— Request —
Nothing after the line with "years = 2007 + months / 12.0" belongs in the copy; extract the lines below from the top through that line, pictures left out.

— Given material —
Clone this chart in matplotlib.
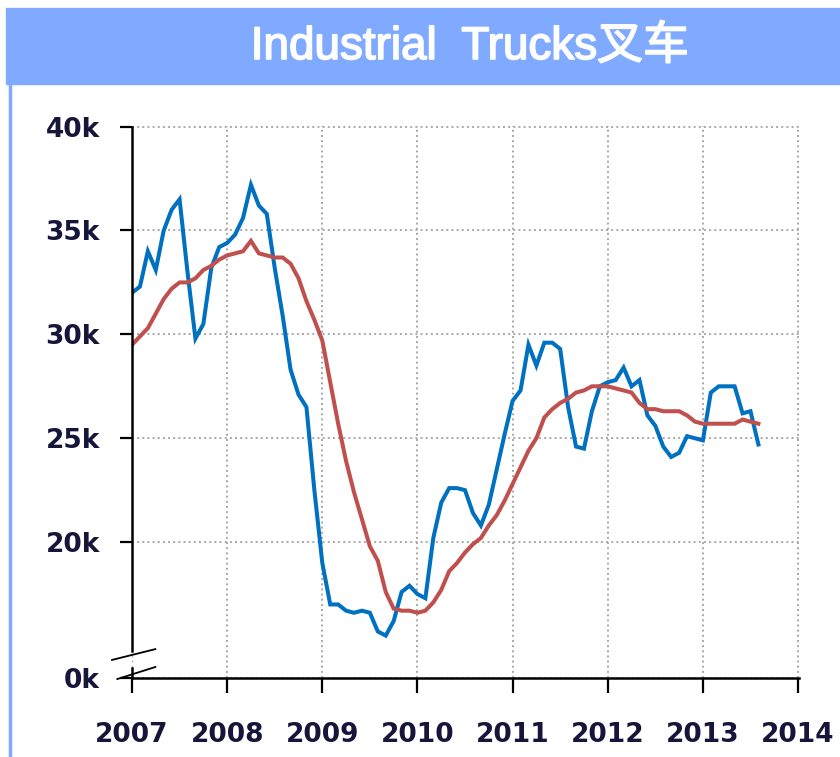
import matplotlib
matplotlib.use("Agg")
import matplotlib.pyplot as plt
import matplotlib.transforms as mtransforms
import matplotlib.patheffects as pe
from matplotlib.patches import Rectangle
from matplotlib.lines import Line2D
import numpy as np

# monthly values, Jan 2007 .. Aug 2013, in thousands of units
months = np.arange(80)
years = 2007 + months / 12.0

monthly = [
    32.0, 32.3, 34.0, 33.1, 35.0, 36.0, 36.5, 33.0, 29.8, 30.5,
    33.2, 34.2, 34.4, 34.8, 35.6, 37.2, 36.2, 35.8, 33.2, 30.9,
    28.3, 27.1, 26.5, 22.5, 19.0, 17.0, 17.0, 16.7, 16.6, 16.7,
    16.6, 15.7, 15.5, 16.2, 17.6, 17.9, 17.5, 17.3, 20.2, 21.9,
    22.6, 22.6, 22.5, 21.4, 20.8, 21.8, 23.5, 25.2, 26.8, 27.3,
    29.5, 28.5, 29.6, 29.6, 29.3, 26.5, 24.6, 24.5, 26.3, 27.5,
    27.7, 27.8, 28.4, 27.5, 27.8, 26.1, 25.6, 24.6, 24.1, 24.3,
    25.1, 25.0, 24.9, 27.2, 27.5, 27.5, 27.5, 26.2, 26.3, 24.7,
]

moving_avg = [
    29.5, 29.9, 30.3, 31.0, 31.7, 32.2, 32.5, 32.5, 32.7, 33.1,
    33.3, 33.6, 33.8, 33.9, 34.0, 34.5, 33.9, 33.8, 33.7, 33.7,
    33.4, 32.7, 31.6, 30.7, 29.7, 27.7, 25.7, 23.9, 22.4, 21.1,
    19.8, 19.1, 17.6, 16.8, 16.7, 16.7, 16.6, 16.7, 17.1, 17.7,
    18.6, 19.0, 19.5, 19.9, 20.2, 20.8, 21.3, 22.0, 22.8, 23.6,
    24.4, 25.0, 26.0, 26.4, 26.7, 26.9, 27.2, 27.3, 27.5, 27.5,
    27.5, 27.4, 27.3, 27.2, 26.7, 26.4, 26.4, 26.3, 26.3, 26.3,
    26.1, 25.8, 25.7, 25.7, 25.7, 25.7, 25.7, 25.9, 25.8, 25.7,
]

year_ticks = [2007, 2008, 2009, 2010, 2011, 2012, 2013, 2014]
y_ticks = [13.46, 20, 25, 30, 35, 40]
y_labels = ["0k", "20k", "25k", "30k", "35k", "40k"]

title = "Industrial  Trucks叉车"

band_col = "#80aaff"
text_col = "#16163a"

W, H = 840, 757
fig = plt.figure(figsize=(W / 100, H / 100), dpi=100)

# title band and panel border
fig.patches.append(Rectangle((6 / W, 1 - 84 / H), 1 - 6 / W, 76 / H,
                             transform=fig.transFigure, color=band_col, zorder=0))
fig.lines.append(Line2D([9.5 / W, 9.5 / W], [0, 1 - 84 / H], transform=fig.transFigure,
                        color=band_col, lw=2.5))
fig.text(470 / W, 1 - 47 / H, title, color="white", fontsize=33,
         ha="center", va="center", family=["Liberation Sans", "Noto Sans CJK SC"],
         path_effects=[pe.withStroke(linewidth=1.2, foreground="white")])

ax = fig.add_axes([132 / W, 1 - 678 / H, 667 / W, 552 / H])
ax.set_axisbelow(True)

ax.plot(years, monthly, color="#0070c0", lw=2.9, solid_joinstyle="miter")
ax.plot(years, moving_avg, color="#c0504d", lw=2.9, solid_joinstyle="miter")

ax.set_xlim(2007, 2014.01)
ax.set_ylim(13.46, 40.03)
ax.set_xticks(year_ticks)
ax.set_xticklabels([str(y) for y in year_ticks])
ax.set_yticks(y_ticks)
ax.set_yticklabels(y_labels)

ax.grid(True, color="#a8a8a8", linestyle=":", lw=1.4)

for s in ["top", "right"]:
    ax.spines[s].set_visible(False)
ax.spines["left"].set_linewidth(1.8)
ax.spines["bottom"].set_linewidth(1.8)
ax.spines["left"].set_bounds(14.75, 40)

ax.tick_params(axis="y", direction="out", length=9, width=1.6, pad=14,
               labelsize=19, labelcolor=text_col)
ax.tick_params(axis="x", direction="out", length=11, width=1.6, pad=21,
               labelsize=19, labelcolor=text_col)
for lab in ax.get_xticklabels() + ax.get_yticklabels():
    lab.set_fontweight("bold")
    lab.set_family("DejaVu Sans")

# axis break
tr = mtransforms.blended_transform_factory(ax.transAxes, ax.transData)
ax.plot([0, 0], [13.46, 13.95], color="black", lw=1.8, transform=tr, clip_on=False)
ax.plot([-0.030, 0.035], [14.33, 14.85], color="black", lw=1.3, transform=tr, clip_on=False)
ax.plot([-0.022, 0.035], [13.41, 13.99], color="black", lw=1.3, transform=tr, clip_on=False)

fig.savefig("out.png", dpi=100, facecolor="white")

— Solution for this problem —
Clone this chart in matplotlib.
import matplotlib
matplotlib.use("Agg")
import matplotlib.pyplot as plt
import matplotlib.transforms as mtransforms
import matplotlib.patheffects as pe
from matplotlib.patches import Rectangle
from matplotlib.lines import Line2D
import numpy as np

# monthly values, Jan 2007 .. Aug 2013, in thousands of units
months = np.arange(80)
years = 2007 + months / 12.0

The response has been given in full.